The issue which then arises is what should happen after we allow the appeal?  Mr. Majanja, as we stated earlier, seeks a retrial.  Mr. Oguttu thinks otherwise.  It should however, be recalled that a retrial may only be ordered if an appellate court comes to the conclusion that the trial of the case was unsatisfactory.  Can it be said that the trial before Wambilyangah J. was unsatisfactory? 

The defence which the defendants put forward was absolute privilege on account of the provisions of section 12, of the Defamation Act.  It is this defence which, according to Mr. Majanja, was not considered and instead qualified privilege was considered.  All the evidence the parties had wished to tender is on record.  A retrial of the entire suit is inappropriate in the circumstances.

Besides, the innuendo in the offending article is that the appellant had committed or was in the process of committing a criminal offence.  The reporter cannot be said to have made a fair comment of the matter in issue.  He imputed criminal conduct on the appellant which then denied the respondents the defence of fair comment.  Besides the reporter having not confined himself to what transpired in the court room, cannot justifiably claim he lacked malice.  He took the trouble to get the names of the advocates who had allegedly been involved in fake claims.  He did not first check the court record regarding the nature of the matter the court was handling. He did not consult the advocates involved. Instead he consulted an employee of the Insurance Company which was alleging that certain advocates were involved in fake claims.  By doing that he opened himself up to the imputation upon him of malice.

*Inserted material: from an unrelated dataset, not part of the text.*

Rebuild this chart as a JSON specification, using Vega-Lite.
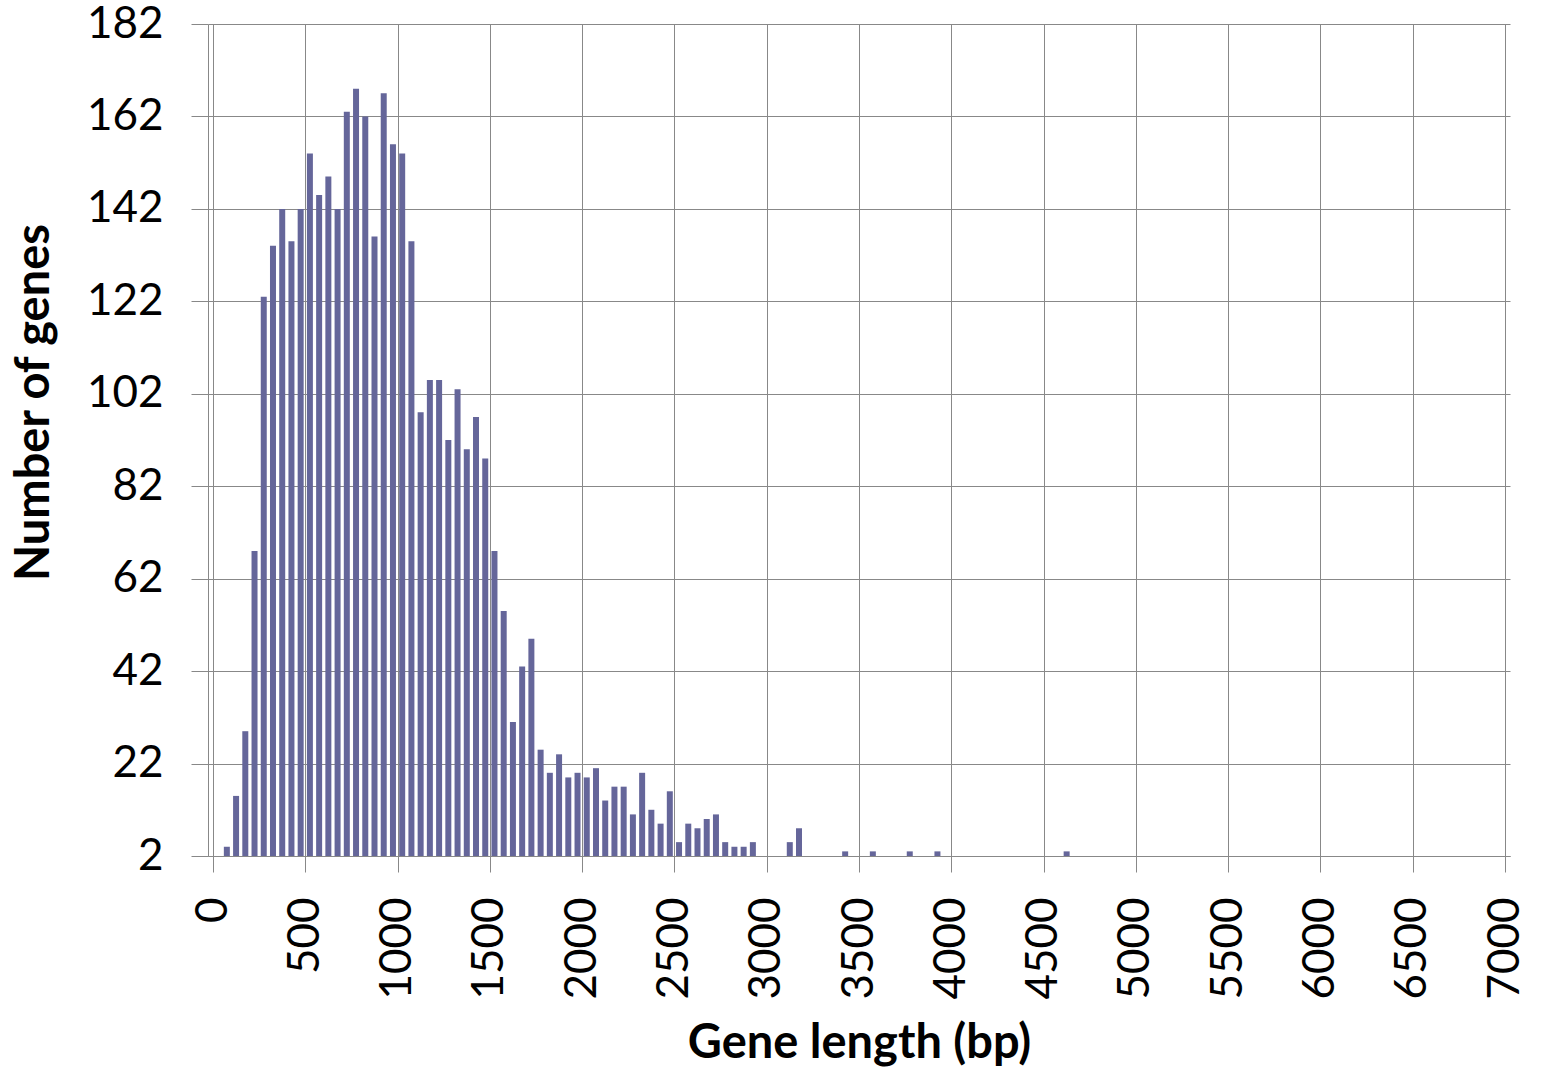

 In the above circumstances, we do not think there is a need to order a retrial on the question of the liability of both respondents.

 Before we make our final orders, we need to comment briefly on the approach adopted by counsel for the respondents.  He conceded the appeal on the basis of the grounds of appeal preferred.  The implication of that is that he agreed that the learned Judge erred as alleged, and as we have stated above, the respondents’ defences appear to have been caught up by the provisions of the Defamation Act.  Consequently a retrial on liability would be undesirable.

As regards damages, we think that it will be proper to refer this matter to the superior court for assessment.  We have the power to do so under rule 31 of the Court of Appeal Rules, which provides;

“On any appeal the Court shall have power, so far as its jurisdiction permits, to confirm, reverse or vary the decision of the superior court, or to remit the proceedings to the superior court with such direction as may be appropriate, or to order a new trial and to make any necessary incidental or consequential orders, including orders as to costs.”

(Emphasis supplied)

 In the result, we allow the appeal, dismiss the cross appeal, with costs of both to the appellant, and direct that this matter be referred to the superior court for assessment of damages.  Considering the decision we have come to, it is not necessary to make any orders on prayer (b) relating to apology, amends, or withdrawal of the defamatory words or statements.

Dated and delivered at Kisumu this 23rd day of June, 2006.

S.E.O. BOSIRE

…………………….

JUDGE OF APPEAL

E.O. O’KUBASU

..…………………

JUDGE OF APPEAL

P.N. WAKI

…..………………..

JUDGE OF APPEAL

I certify that this is a true copy of the original.